Tuesday, May 12, 2009

Market Report

Just to infuriate my American readers -- and the ones in Berlin, too -- I decided to lug my camera to the market at the Arceaux today. The Tuesday market isn't as crowded as the Saturday one, and it's a little friendlier-feeling, because there aren't so many of the city's entitled yuppies pushing their way around. More old ladies, joshing with the vendors, more ordinary people. And me.

I went back to see if I could find some of those gariguette strawberries I'd been seeing, especially after I'd bought a pannier of them in the Inno supermarket and been disappointed, but apparently their time is over. Instead, I got, um, another kind. There now seem to be four or five kinds on the market, some more spherical, some pointier, others between the two.

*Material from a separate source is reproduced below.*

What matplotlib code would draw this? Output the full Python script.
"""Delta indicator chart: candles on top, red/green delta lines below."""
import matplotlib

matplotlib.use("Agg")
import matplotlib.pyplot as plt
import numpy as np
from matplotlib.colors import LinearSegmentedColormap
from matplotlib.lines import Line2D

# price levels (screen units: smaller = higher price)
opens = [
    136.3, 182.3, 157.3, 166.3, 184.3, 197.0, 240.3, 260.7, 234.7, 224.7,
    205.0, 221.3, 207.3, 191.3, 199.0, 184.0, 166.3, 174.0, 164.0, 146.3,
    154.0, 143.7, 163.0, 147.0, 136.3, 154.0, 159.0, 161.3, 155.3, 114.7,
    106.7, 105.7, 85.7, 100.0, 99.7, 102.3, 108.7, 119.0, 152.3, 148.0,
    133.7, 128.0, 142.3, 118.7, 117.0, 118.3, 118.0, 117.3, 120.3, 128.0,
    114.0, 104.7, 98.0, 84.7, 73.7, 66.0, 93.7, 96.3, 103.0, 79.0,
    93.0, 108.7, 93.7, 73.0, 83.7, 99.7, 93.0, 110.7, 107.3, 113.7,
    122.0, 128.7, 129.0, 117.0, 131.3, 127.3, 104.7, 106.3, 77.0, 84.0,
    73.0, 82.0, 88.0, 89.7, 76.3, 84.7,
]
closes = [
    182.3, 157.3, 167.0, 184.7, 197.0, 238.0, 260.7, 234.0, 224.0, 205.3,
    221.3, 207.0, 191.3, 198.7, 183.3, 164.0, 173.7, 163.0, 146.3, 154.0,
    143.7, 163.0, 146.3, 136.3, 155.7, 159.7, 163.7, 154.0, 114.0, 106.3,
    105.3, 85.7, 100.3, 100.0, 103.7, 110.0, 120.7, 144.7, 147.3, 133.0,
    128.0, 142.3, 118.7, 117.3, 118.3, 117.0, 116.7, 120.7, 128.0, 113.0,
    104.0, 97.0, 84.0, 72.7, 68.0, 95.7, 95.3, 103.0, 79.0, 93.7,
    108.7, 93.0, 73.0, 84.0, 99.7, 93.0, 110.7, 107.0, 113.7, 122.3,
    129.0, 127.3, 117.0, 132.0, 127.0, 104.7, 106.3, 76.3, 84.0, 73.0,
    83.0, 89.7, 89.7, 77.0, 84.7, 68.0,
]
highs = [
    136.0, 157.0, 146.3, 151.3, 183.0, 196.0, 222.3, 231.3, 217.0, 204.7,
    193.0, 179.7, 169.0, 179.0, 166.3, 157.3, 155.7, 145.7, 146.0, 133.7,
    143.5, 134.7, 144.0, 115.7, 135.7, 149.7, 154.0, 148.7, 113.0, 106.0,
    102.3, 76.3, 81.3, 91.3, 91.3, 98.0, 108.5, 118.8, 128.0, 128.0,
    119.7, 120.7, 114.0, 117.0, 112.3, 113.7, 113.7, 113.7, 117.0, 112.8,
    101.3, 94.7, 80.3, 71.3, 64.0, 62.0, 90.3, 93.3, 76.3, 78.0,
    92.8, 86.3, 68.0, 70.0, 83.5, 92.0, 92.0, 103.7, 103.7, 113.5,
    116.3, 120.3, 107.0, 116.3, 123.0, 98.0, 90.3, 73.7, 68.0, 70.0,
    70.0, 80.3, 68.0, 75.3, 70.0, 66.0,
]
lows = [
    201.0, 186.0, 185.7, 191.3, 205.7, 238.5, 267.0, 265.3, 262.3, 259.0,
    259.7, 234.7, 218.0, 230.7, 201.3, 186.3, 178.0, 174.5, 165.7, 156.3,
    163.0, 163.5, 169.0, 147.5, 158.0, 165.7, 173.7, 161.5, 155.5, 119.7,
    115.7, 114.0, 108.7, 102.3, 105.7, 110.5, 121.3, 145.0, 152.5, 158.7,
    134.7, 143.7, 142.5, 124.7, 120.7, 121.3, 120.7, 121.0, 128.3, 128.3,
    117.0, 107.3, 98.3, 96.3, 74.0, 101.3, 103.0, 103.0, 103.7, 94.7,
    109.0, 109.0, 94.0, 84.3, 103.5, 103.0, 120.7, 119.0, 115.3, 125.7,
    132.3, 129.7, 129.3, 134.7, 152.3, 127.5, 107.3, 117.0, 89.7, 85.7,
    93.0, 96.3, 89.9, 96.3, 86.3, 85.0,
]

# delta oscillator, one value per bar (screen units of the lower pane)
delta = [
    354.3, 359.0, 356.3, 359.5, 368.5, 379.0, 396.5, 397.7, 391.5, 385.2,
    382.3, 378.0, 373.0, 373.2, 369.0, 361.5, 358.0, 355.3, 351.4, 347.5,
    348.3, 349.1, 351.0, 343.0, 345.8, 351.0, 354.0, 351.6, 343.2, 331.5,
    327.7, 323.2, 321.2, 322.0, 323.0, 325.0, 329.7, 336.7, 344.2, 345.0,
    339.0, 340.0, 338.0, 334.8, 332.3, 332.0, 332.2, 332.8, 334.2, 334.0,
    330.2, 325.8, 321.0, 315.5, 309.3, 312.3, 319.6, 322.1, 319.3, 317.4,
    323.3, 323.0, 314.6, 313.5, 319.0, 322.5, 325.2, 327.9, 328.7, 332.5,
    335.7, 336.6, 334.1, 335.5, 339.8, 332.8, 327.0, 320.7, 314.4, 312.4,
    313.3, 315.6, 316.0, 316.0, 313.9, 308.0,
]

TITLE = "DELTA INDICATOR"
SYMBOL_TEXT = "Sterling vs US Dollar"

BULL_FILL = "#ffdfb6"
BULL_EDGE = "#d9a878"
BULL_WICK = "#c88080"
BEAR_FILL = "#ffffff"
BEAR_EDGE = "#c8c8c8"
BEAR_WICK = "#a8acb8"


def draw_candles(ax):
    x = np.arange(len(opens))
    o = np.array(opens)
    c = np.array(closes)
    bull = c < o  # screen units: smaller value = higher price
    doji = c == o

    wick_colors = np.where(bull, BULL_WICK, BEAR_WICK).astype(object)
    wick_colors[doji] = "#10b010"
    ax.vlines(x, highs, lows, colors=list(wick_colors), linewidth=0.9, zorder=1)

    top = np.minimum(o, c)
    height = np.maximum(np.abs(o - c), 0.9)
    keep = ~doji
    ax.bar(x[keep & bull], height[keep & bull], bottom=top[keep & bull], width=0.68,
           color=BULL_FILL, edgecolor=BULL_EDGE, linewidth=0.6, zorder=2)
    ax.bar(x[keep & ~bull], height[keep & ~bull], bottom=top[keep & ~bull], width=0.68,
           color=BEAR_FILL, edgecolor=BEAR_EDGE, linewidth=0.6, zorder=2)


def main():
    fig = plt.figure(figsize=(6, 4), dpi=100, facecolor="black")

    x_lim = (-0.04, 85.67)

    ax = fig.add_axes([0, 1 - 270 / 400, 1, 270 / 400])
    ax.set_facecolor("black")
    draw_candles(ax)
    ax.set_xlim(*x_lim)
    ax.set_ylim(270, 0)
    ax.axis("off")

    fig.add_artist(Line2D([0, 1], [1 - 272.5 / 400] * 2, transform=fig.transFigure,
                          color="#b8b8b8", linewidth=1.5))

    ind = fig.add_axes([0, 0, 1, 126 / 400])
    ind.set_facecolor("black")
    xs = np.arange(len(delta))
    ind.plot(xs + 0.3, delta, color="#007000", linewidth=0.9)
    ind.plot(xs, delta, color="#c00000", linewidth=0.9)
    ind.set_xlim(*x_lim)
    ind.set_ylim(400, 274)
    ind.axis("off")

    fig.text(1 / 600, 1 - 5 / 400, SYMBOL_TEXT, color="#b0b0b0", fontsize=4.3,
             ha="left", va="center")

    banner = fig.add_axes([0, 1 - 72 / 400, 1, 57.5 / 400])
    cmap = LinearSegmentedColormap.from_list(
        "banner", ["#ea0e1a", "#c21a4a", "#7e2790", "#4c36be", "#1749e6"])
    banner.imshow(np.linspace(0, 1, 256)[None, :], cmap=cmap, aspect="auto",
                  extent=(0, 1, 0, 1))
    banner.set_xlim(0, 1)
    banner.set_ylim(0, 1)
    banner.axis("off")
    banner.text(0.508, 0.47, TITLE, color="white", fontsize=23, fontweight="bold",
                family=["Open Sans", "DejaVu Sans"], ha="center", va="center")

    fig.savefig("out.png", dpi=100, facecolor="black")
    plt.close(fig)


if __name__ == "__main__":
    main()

One thing I tend to do is to find a specialist farmer, someone who has nothing but one or two kinds of fruit or vegetables for sale, figuring they've been paying closer attention. (This could be superstition, for all I know). Anyway, a small pannier of strawberries from these folks will provide the topping to tomorrow's breakfast cereal:

Cherries, something I don't eat much, also seem to be coming in, and asparagus is getting cheaper. I didn't buy from these people this time, but I have in the past. Instead, I found a couple of farmers selling mostly asparagus who were almost wiped out, so I thought I'd make their packing easier. But this specialty farm here is 12 whole kilometers out of town, and I'm thinking I could take the tram out there:

The guys I bought the asparagus from also had a bunch of peas, another newcomer in the market this week, and they were priced to sell at €4/kilo, so tonight's dinner will be pasta with a cream sauce of peas and ham. The French make about a zillion kinds of ham, so it may take me a while to figure out which to use. As a big fan of peas, who used to lament not finding them in Berlin's markets except maybe once every couple of years, these guys here look great:

And finally, these odd things. They're zucchini, and no, I didn't buy any, but I keep wondering why someone would pay a slight premium for spherical zucchini. Do they taste different? Or are they easier to stuff? French butchers sell a minced-meat product called farce, often several different types of it, ready-made to stuff vegetables like peppers and zucchini. Anyone have any experience with these things?

I'll likely go back to the market on Saturday, but without the camera. That'll give me an idea what, if anything, to shoot next Tuesday. Anybody know when the asperges sauvages come in?


  1. I think the round courgettes are only useful for stuffing, as you suggested. They make a nice, colorful container for whatever you choose to put in them (in my case, a vegetarian mix). The cooking time is fairly short, which makes it a nice 'n easy meal.

  2. Les asperges sauvages, c'est en février-mars. Encore un peu en avril. J'ai du mal à les trouver... Maintenant c'est trop tard pour cette année.

    Les courgettes rondes, c'est bien joli quand on veut les farcir.

    J'écris en français exprès (on purpose) :-))

  3. I'll add that you also infuriate those french people who decided to move to Berlin, where the Belitzer spargle is 7 to 8 € a kilo!

    On the topic of the asperges sauvages, my parents who live in Touraine allready had some last month, so for you it means going up north, again :-)

  4. The Ronde de Nice courgettes do taste a little different, I think and yes, they take a regional farci very well. I remember Julia Child wrote up a very workable version of a liver-based recipe.

    Enjoying some Texas strawberries right now! Small and fragrant (about the only fruit in Austin Central Market to have any scent at all). The Californian ones are, of course you'll remember, completely useless.

    I'm storing up my envy for the season of tiny melons.

  5. Sorry, Didier and Marie, but I have two memories of encountering asperges sauvages, and both were from a little further into the summer than we are now. I didn't know what it was until a friend in Lausanne told me, and that visit was right after the Paris Air Show, which I remember from trying to find a hotel there. This year's show is June 15-21. That's also approximately when I saw some on a menu in Strasbourg paired with some awful kind of veal innards I couldn't bring myself to try.

    Of course, maybe you folks mean another vegetable entirely.

    And the real jealousy will come when the tomatoes start to appear. Just you wait...

  6. Ed, asperges sauvages in the South grow at the time of the year I told you, unfortunately :-))


  7. Okay, the things I saw don't look anything at all like what's in that link. Now I'm *really* confused.

  8. Asperges sauvages are much thinner than the other ones. Maybe you were shown something quite different. :-))

    I will show you next spring.

    It's raining again. I have just heard that June and July might be "hotter" than usual.

    Next weekend will be nice (21-22-23): Comédie du Livre. It's my favorite weekend of the year in Montpellier. Spain is the special guest this year. Next year it will be the USA.